Como pode ser notado, dentro da amostra (2002-13), o desempenho de ambas as medidas é semelhante. Contudo, observando as projeções fora da amostra (2014-19), as duas medidas de hiato superestimaram, em média, a inflação desse subgrupo do IPCA. Mas há diferenças notáveis entre elas: a projeção de inflação com a estimativa de hiato da IFI ficou muito próxima da inflação observada em 2014-2017, descolando em 2018 e voltando a se aproximar em 2019. Já a projeção de inflação com o hiato do BCB superestimou a inflação em boa parte desse período (em 2019 a diferença chegou a quase 1 p.p.).

Portanto, a estimativa do BCB parece subestimar o excesso de ociosidade da economia brasileira nos últimos anos e mesmo no momento atual. Isso só reforça minha percepção de que a estimativa de hiato da autoridade monetária brasileira está muito mais para uma medida coerente com as decisões efetivas do BCB sobre a Selic nos últimos anos do que para uma medida per se do excesso de ociosidade da economia brasileira (o BCB deveria reestimar sua medida de hiato usando o mesmo arcabouço, mas deixando a regra de Taylor de fora do sistema, além de incorporar mais variáveis de controle para choques temporários de oferta na Curva de Phillips, de modo a gerar uma série de PIB potencial menos volátil).

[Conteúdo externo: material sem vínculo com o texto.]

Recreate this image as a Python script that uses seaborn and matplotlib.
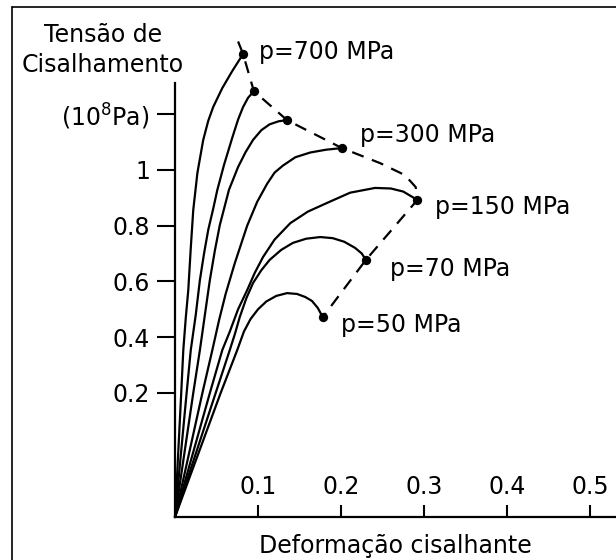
import numpy as np
import pandas as pd
import matplotlib
matplotlib.use("Agg")
import matplotlib.pyplot as plt
from matplotlib.lines import Line2D
import seaborn as sns

# Curvas tensão x deformação para cada pressão
x_700 = [0, 0.0075, 0.010, 0.013, 0.016, 0.019, 0.022, 0.027, 0.034, 0.040, 0.046, 0.057, 0.069, 0.082]
y_700 = [0, 0.200, 0.354, 0.470, 0.569, 0.720, 0.856, 0.989, 1.107, 1.175, 1.225, 1.293, 1.354, 1.415]

x_500 = [0, 0.014, 0.019, 0.025, 0.030, 0.035, 0.040, 0.046, 0.051, 0.059, 0.069, 0.076, 0.082, 0.088, 0.095]
y_500 = [0, 0.200, 0.354, 0.480, 0.605, 0.700, 0.784, 0.860, 0.928, 1.017, 1.115, 1.180, 1.225, 1.258, 1.282]

x_400 = [0, 0.022, 0.030, 0.036, 0.042, 0.048, 0.054, 0.065, 0.076, 0.085, 0.094, 0.104, 0.114, 0.125, 0.135]
y_400 = [0, 0.200, 0.354, 0.480, 0.605, 0.710, 0.802, 0.928, 1.010, 1.063, 1.107, 1.142, 1.163, 1.174, 1.178]

x_300 = [0, 0.033, 0.045, 0.053, 0.061, 0.072, 0.087, 0.099, 0.111, 0.120, 0.130, 0.145, 0.163, 0.182, 0.201]
y_300 = [0, 0.200, 0.354, 0.460, 0.555, 0.665, 0.800, 0.885, 0.950, 0.990, 1.015, 1.045, 1.062, 1.072, 1.078]

x_150 = [0, 0.042, 0.057, 0.066, 0.076, 0.087, 0.096, 0.106, 0.120, 0.139, 0.160, 0.183, 0.211, 0.241, 0.260, 0.275, 0.292]
y_150 = [0, 0.200, 0.354, 0.420, 0.500, 0.569, 0.630, 0.687, 0.750, 0.809, 0.850, 0.881, 0.918, 0.935, 0.933, 0.922, 0.892]

x_70 = [0, 0.049, 0.066, 0.072, 0.078, 0.086, 0.094, 0.104, 0.114, 0.128, 0.142, 0.158, 0.175, 0.190, 0.204, 0.217, 0.225, 0.230]
y_70 = [0, 0.200, 0.354, 0.410, 0.472, 0.540, 0.594, 0.640, 0.677, 0.713, 0.738, 0.753, 0.759, 0.755, 0.742, 0.720, 0.700, 0.677]

x_50 = [0, 0.055, 0.075, 0.083, 0.091, 0.100, 0.110, 0.122, 0.135, 0.147, 0.157, 0.165, 0.172, 0.178]
y_50 = [0, 0.200, 0.354, 0.420, 0.465, 0.500, 0.528, 0.548, 0.558, 0.555, 0.544, 0.530, 0.505, 0.472]

curvas = ["700", "500", "400", "300", "150", "70", "50"]
rotulos = ["p=700 MPa", "", "", "p=300 MPa", "p=150 MPa", "p=70 MPa", "p=50 MPa"]
xs = [x_700, x_500, x_400, x_300, x_150, x_70, x_50]
ys = [y_700, y_500, y_400, y_300, y_150, y_70, y_50]

# envoltória tracejada passando pelos pontos de ruptura
x_env = [0.076, 0.082, 0.095, 0.135, 0.201, 0.247, 0.277, 0.290, 0.292, 0.230, 0.178]
y_env = [1.460, 1.415, 1.282, 1.178, 1.078, 1.024, 0.981, 0.938, 0.892, 0.677, 0.472]

yticks = [0.2, 0.4, 0.6, 0.8, 1.0, 1.2]
ytick_labels = ["0.2", "0.4", "0.6", "0.8", "1", "(10$^8$Pa)"]
xticks = [0.1, 0.2, 0.3, 0.4, 0.5]
xtick_labels = ["0.1", "0.2", "0.3", "0.4", "0.5"]

df = pd.concat(
    [pd.DataFrame({"deformacao": x, "tensao": y, "curva": c}) for c, x, y in zip(curvas, xs, ys)],
    ignore_index=True,
)
pontos = pd.DataFrame({"deformacao": [x[-1] for x in xs], "tensao": [y[-1] for y in ys]})
env = pd.DataFrame({"deformacao": x_env, "tensao": y_env})

sns.set_theme(style="white")
plt.rcParams["font.family"] = ["DejaVu Sans"]
plt.rcParams.update({"text.color": "black", "axes.labelcolor": "black",
                     "xtick.color": "black", "ytick.color": "black"})


# eixo vertical desenhado à mão: trecho 0-0.2 mais esticado
def fwd(y):
    y = np.asarray(y, dtype=float)
    return np.where(y < 0.2, y * 620, 124 + (y - 0.2) * 279)


def inv(h):
    h = np.asarray(h, dtype=float)
    return np.where(h < 124, h / 620, 0.2 + (h - 124) / 279)


fig = plt.figure(figsize=(6.16, 5.6), dpi=100)
ax = fig.add_axes([175 / 616, 1 - 517 / 560, 1 - 175 / 616, (517 - 30) / 560])

sns.lineplot(data=df, x="deformacao", y="tensao", units="curva", estimator=None,
             sort=False, color="black", lw=1.6, ax=ax, clip_on=False)
sns.lineplot(data=env, x="deformacao", y="tensao", estimator=None, sort=False,
             color="black", lw=1.6, ax=ax, clip_on=False)
ax.lines[-1].set_dashes((5.5, 4))
sns.scatterplot(data=pontos, x="deformacao", y="tensao", color="black", s=45,
                edgecolor="black", linewidth=0, ax=ax, clip_on=False, zorder=5)

ax.set_yscale("function", functions=(fwd, inv))
ax.set_xlim(0, (616 - 175) / 830)
ax.set_ylim(0, float(inv(487)))

# rótulos de pressão ao lado de cada ponto final
offsets = [(11.5, 1.5), None, None, (13, 9.5), (13, -5), (17, -6.5), (13, -6)]
for rot, x, y, off in zip(rotulos, xs, ys, offsets):
    if rot:
        ax.annotate(rot, (x[-1], y[-1]), xytext=off, textcoords="offset points",
                    ha="left", va="center", fontsize=17)

ax.set_yticks(yticks)
ax.set_yticklabels(ytick_labels)
ax.set_xticks(xticks)
ax.set_xticklabels(xtick_labels)
ax.tick_params(axis="y", direction="out", length=13, width=1.5, pad=5, labelsize=17, left=True)
ax.tick_params(axis="x", direction="in", length=9, width=1.5, pad=-30, labelsize=17, bottom=True)

for s in ["top", "right"]:
    ax.spines[s].set_visible(False)
for s in ["left", "bottom"]:
    ax.spines[s].set_linewidth(1.6)
    ax.spines[s].set_color("black")
ax.spines["left"].set_bounds(0, float(inv(434)))

ax.set_ylabel("")
ax.set_xlabel("Deformação cisalhante", fontsize=17, labelpad=12)

fig.text(103 / 616, 1 - 50 / 560, "Tensão de\nCisalhamento", ha="center", va="center",
         fontsize=17, linespacing=1.3)

# moldura da figura escaneada (só topo e lado esquerdo)
fig.add_artist(Line2D([12 / 616, 12 / 616], [0, 1 - 7 / 560], color="black", lw=1.2))
fig.add_artist(Line2D([12 / 616, 1], [1 - 7 / 560, 1 - 7 / 560], color="black", lw=1.2))

fig.savefig("out.png", dpi=100)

Desse modo, parece ser pouco provável que o hiato brasileiro tenda à neutralidade em 2022, como apontou o BCB no RTI de dez/20. Isso deverá ocorrer mais provavelmente entre 2023 e 2024, quando a taxa de desemprego efetiva, hoje em cerca de 15%, se aproximar dos 10% da PEA (a não ser que o PIB efetivo surpreenda e cresça mais de 4% a.a. em 2021-22, 1 p.p. acima da projeção de consenso mais recente para a média do biênio).


As opiniões expressas neste artigo são de responsabilidade exclusiva do autor, não refletindo necessariamente a opinião institucional da FGV. 

 

[1] Uma interpretação possível seria a presença de superhisterese, em que as oscilações cíclicas não somente afetam o nível do PIB de forma persistente ou mesmo permanente, mas também afetam a taxa de variação do PIB potencial.

[2] Como a série de hiato do BCB tem dados somente a partir do 4T03, retropolei econometricamente essa série do BCB, desde o 1T99, usando o hiato da IFI, já que a correlação simples entre ambas as séries é de +95%.